== GIVEN INFORMATION

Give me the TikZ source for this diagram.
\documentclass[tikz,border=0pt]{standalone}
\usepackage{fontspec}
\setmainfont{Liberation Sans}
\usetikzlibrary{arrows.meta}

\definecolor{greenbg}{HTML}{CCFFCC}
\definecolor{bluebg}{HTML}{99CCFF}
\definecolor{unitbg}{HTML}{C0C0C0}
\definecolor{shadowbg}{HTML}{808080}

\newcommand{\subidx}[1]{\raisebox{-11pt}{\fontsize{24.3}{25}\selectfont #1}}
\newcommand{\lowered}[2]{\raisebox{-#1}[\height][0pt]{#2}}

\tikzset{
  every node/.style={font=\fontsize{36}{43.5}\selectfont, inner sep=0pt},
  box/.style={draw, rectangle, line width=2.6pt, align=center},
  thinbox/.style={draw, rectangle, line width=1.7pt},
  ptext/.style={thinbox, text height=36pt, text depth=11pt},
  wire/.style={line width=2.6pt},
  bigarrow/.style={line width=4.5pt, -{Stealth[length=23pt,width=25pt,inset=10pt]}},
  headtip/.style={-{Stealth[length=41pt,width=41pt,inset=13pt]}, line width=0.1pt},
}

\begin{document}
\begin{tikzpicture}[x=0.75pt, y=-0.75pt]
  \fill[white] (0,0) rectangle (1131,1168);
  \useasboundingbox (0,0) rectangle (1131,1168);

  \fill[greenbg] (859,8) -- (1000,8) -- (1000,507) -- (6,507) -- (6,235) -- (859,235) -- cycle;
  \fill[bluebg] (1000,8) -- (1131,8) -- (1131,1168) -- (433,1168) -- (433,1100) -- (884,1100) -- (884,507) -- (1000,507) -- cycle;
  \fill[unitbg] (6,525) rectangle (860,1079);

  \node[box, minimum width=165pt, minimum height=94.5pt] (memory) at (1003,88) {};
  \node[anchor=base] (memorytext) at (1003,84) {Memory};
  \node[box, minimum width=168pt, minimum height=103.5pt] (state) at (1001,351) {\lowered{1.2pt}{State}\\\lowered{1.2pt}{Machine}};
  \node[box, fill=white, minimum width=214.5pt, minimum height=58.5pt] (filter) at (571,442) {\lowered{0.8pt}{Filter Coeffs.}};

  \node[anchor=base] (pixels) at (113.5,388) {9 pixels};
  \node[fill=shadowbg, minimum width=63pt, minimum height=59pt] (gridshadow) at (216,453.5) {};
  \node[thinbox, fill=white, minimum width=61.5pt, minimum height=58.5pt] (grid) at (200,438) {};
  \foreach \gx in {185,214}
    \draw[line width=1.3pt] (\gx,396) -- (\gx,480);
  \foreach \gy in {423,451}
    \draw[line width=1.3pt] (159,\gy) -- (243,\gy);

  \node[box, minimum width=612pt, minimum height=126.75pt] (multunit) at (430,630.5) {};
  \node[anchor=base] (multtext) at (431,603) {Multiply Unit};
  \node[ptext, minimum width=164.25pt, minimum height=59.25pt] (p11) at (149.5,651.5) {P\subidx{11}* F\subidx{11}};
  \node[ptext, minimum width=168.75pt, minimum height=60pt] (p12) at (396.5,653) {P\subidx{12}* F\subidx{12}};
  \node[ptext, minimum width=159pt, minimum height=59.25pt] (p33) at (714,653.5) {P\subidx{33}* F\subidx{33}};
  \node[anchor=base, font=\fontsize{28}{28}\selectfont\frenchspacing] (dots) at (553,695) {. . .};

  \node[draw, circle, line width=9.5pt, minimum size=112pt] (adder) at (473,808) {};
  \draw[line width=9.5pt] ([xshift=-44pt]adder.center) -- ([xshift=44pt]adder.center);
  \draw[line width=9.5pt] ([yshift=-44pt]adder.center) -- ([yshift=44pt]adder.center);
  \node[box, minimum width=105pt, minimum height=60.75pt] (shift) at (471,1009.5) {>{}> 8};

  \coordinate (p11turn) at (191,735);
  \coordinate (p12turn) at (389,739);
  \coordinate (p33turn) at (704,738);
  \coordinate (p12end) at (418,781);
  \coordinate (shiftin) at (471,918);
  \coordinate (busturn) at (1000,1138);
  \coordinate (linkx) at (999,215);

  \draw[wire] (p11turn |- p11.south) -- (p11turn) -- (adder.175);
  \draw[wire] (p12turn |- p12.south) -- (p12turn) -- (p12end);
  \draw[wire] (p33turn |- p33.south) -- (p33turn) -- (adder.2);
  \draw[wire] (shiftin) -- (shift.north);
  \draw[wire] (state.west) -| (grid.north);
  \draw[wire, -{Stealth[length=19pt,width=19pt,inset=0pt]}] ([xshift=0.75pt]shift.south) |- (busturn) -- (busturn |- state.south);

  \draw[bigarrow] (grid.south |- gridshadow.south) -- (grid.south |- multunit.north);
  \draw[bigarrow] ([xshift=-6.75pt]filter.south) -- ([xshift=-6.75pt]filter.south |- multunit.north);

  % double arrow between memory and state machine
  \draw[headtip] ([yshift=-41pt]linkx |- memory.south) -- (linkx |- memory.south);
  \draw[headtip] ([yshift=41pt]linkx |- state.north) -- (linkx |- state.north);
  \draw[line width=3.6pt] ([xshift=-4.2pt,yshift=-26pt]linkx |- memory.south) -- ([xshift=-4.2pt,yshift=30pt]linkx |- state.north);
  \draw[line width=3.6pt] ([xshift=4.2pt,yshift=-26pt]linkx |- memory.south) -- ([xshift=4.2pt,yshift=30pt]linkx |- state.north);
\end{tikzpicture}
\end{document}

====

Set down every line of the listing above again, exactly as given.

Give me the TikZ source for this diagram.
\documentclass[tikz,border=0pt]{standalone}
\usepackage{fontspec}
\setmainfont{Liberation Sans}
\usetikzlibrary{arrows.meta}

\definecolor{greenbg}{HTML}{CCFFCC}
\definecolor{bluebg}{HTML}{99CCFF}
\definecolor{unitbg}{HTML}{C0C0C0}
\definecolor{shadowbg}{HTML}{808080}

\newcommand{\subidx}[1]{\raisebox{-11pt}{\fontsize{24.3}{25}\selectfont #1}}
\newcommand{\lowered}[2]{\raisebox{-#1}[\height][0pt]{#2}}

\tikzset{
  every node/.style={font=\fontsize{36}{43.5}\selectfont, inner sep=0pt},
  box/.style={draw, rectangle, line width=2.6pt, align=center},
  thinbox/.style={draw, rectangle, line width=1.7pt},
  ptext/.style={thinbox, text height=36pt, text depth=11pt},
  wire/.style={line width=2.6pt},
  bigarrow/.style={line width=4.5pt, -{Stealth[length=23pt,width=25pt,inset=10pt]}},
  headtip/.style={-{Stealth[length=41pt,width=41pt,inset=13pt]}, line width=0.1pt},
}

\begin{document}
\begin{tikzpicture}[x=0.75pt, y=-0.75pt]
  \fill[white] (0,0) rectangle (1131,1168);
  \useasboundingbox (0,0) rectangle (1131,1168);

  \fill[greenbg] (859,8) -- (1000,8) -- (1000,507) -- (6,507) -- (6,235) -- (859,235) -- cycle;
  \fill[bluebg] (1000,8) -- (1131,8) -- (1131,1168) -- (433,1168) -- (433,1100) -- (884,1100) -- (884,507) -- (1000,507) -- cycle;
  \fill[unitbg] (6,525) rectangle (860,1079);

  \node[box, minimum width=165pt, minimum height=94.5pt] (memory) at (1003,88) {};
  \node[anchor=base] (memorytext) at (1003,84) {Memory};
  \node[box, minimum width=168pt, minimum height=103.5pt] (state) at (1001,351) {\lowered{1.2pt}{State}\\\lowered{1.2pt}{Machine}};
  \node[box, fill=white, minimum width=214.5pt, minimum height=58.5pt] (filter) at (571,442) {\lowered{0.8pt}{Filter Coeffs.}};

  \node[anchor=base] (pixels) at (113.5,388) {9 pixels};
  \node[fill=shadowbg, minimum width=63pt, minimum height=59pt] (gridshadow) at (216,453.5) {};
  \node[thinbox, fill=white, minimum width=61.5pt, minimum height=58.5pt] (grid) at (200,438) {};
  \foreach \gx in {185,214}
    \draw[line width=1.3pt] (\gx,396) -- (\gx,480);
  \foreach \gy in {423,451}
    \draw[line width=1.3pt] (159,\gy) -- (243,\gy);

  \node[box, minimum width=612pt, minimum height=126.75pt] (multunit) at (430,630.5) {};
  \node[anchor=base] (multtext) at (431,603) {Multiply Unit};
  \node[ptext, minimum width=164.25pt, minimum height=59.25pt] (p11) at (149.5,651.5) {P\subidx{11}* F\subidx{11}};
  \node[ptext, minimum width=168.75pt, minimum height=60pt] (p12) at (396.5,653) {P\subidx{12}* F\subidx{12}};
  \node[ptext, minimum width=159pt, minimum height=59.25pt] (p33) at (714,653.5) {P\subidx{33}* F\subidx{33}};
  \node[anchor=base, font=\fontsize{28}{28}\selectfont\frenchspacing] (dots) at (553,695) {. . .};

  \node[draw, circle, line width=9.5pt, minimum size=112pt] (adder) at (473,808) {};
  \draw[line width=9.5pt] ([xshift=-44pt]adder.center) -- ([xshift=44pt]adder.center);
  \draw[line width=9.5pt] ([yshift=-44pt]adder.center) -- ([yshift=44pt]adder.center);
  \node[box, minimum width=105pt, minimum height=60.75pt] (shift) at (471,1009.5) {>{}> 8};

  \coordinate (p11turn) at (191,735);
  \coordinate (p12turn) at (389,739);
  \coordinate (p33turn) at (704,738);
  \coordinate (p12end) at (418,781);
  \coordinate (shiftin) at (471,918);
  \coordinate (busturn) at (1000,1138);
  \coordinate (linkx) at (999,215);

  \draw[wire] (p11turn |- p11.south) -- (p11turn) -- (adder.175);
  \draw[wire] (p12turn |- p12.south) -- (p12turn) -- (p12end);
  \draw[wire] (p33turn |- p33.south) -- (p33turn) -- (adder.2);
  \draw[wire] (shiftin) -- (shift.north);
  \draw[wire] (state.west) -| (grid.north);
  \draw[wire, -{Stealth[length=19pt,width=19pt,inset=0pt]}] ([xshift=0.75pt]shift.south) |- (busturn) -- (busturn |- state.south);

  \draw[bigarrow] (grid.south |- gridshadow.south) -- (grid.south |- multunit.north);
  \draw[bigarrow] ([xshift=-6.75pt]filter.south) -- ([xshift=-6.75pt]filter.south |- multunit.north);

  % double arrow between memory and state machine
  \draw[headtip] ([yshift=-41pt]linkx |- memory.south) -- (linkx |- memory.south);
  \draw[headtip] ([yshift=41pt]linkx |- state.north) -- (linkx |- state.north);
  \draw[line width=3.6pt] ([xshift=-4.2pt,yshift=-26pt]linkx |- memory.south) -- ([xshift=-4.2pt,yshift=30pt]linkx |- state.north);
  \draw[line width=3.6pt] ([xshift=4.2pt,yshift=-26pt]linkx |- memory.south) -- ([xshift=4.2pt,yshift=30pt]linkx |- state.north);
\end{tikzpicture}
\end{document}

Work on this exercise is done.